Epoxy resins (EPRs) have also been fine-tuned to enable high mechanical properties to be achieved in SMC parts. However, it has been challenging to run this process in a cost competitive way in high volume applications. The main drawback of EPR SMC systems is a difficult impregnation, maturation and moulding process that requires several (time consuming) temperature steps.
“AOC has developed unique SMC technology that enables chopped CF moulded parts with the mechanical performance of Epoxy Resin CF-SMC to be manufactured with the ease of UPR and VER SMC”, says Luuk Groenewoud, Strategic Projects Manager at AOC. “This breakthrough technology is based on AOC’s Daron polyurethane hybrid technology.”
The Daron SMC technology provides unique benefits, including prolonged storage time for the compound (up to 6 months at room temperature), and perfect flow in compression moulding (complete filling of the mould cavity, including inserts and ribs). The Daron SMC technology also features a styrene-scavenging technology that results in an optimal radical polymerization, leading to extremely low volatile organic emissions.
“Because of the low viscous nature of Daron resins, the fine filament bundles of the carbon fibre can be impregnated extremely well up to high volume fractions”, says Verleg. “Furthermore, the Daron SMC technology leads to an ideal physical and chemical interaction between the cured resin matrix and the carbon fibre.”
These advantages, combined with excellent flow behaviour during moulding, mean that the resulting mechanical properties of the parts are very high (Tensile Modulus at 43GPa, Tensile Strength over 300MPa).
Combining Daron with carbon fibres in SMC enables reliable manufacture of components with mechanical strength, low density, E-coat capability and low emissions, while maintaining the design flexibility typical for composites. In a the UK government funded research project called TUCANA, this new CF-SMC has enabled the development of structural automotive parts
Led by Jaguar Land Rover, TUCANA brings together a consortium of world-leading academic and industry partners with the aim of delivering stiffer and lighter vehicle structures to boost the performance of electrified vehicles, whilst enabling cost effective, scalable carbon fibre composites to be manufactured.

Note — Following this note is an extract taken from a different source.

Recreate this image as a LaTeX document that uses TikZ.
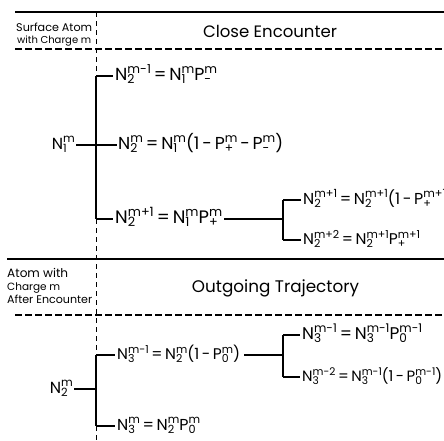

As part of the project, Astar is using Zoltek’s split-tow fibre technology in combination with the AOC Daron SMC technology to produce a CF-SMC that has complied with all the project’s specifications to date, including mechanical strength and mouldability.
In addition to mechanical performance and cost, another pre-requisite of high-volume automotive manufacturing is the ability of the composite part to withstand the painting process, including the E-coat step. The latter process is executed at relatively high temperatures that can reach up to 200°C for approximately 30 minutes. In the TUCANA project, panels have been run through the production line paint shop and it has been proven that SMC based on the Daron resin system does not show any delamination when processed with defined moulding parameters.
Furthermore, Daron CF-SMC technology includes a unique styrene scavenging feature that results in the absence of styrene emissions and a very low total VOC value (far below the 100µg/g threshold set for interior applications), while the smell was rated 3 in VDA 270 emissions testing. The Daron CF-SMC can therefore be used for the production of interior parts.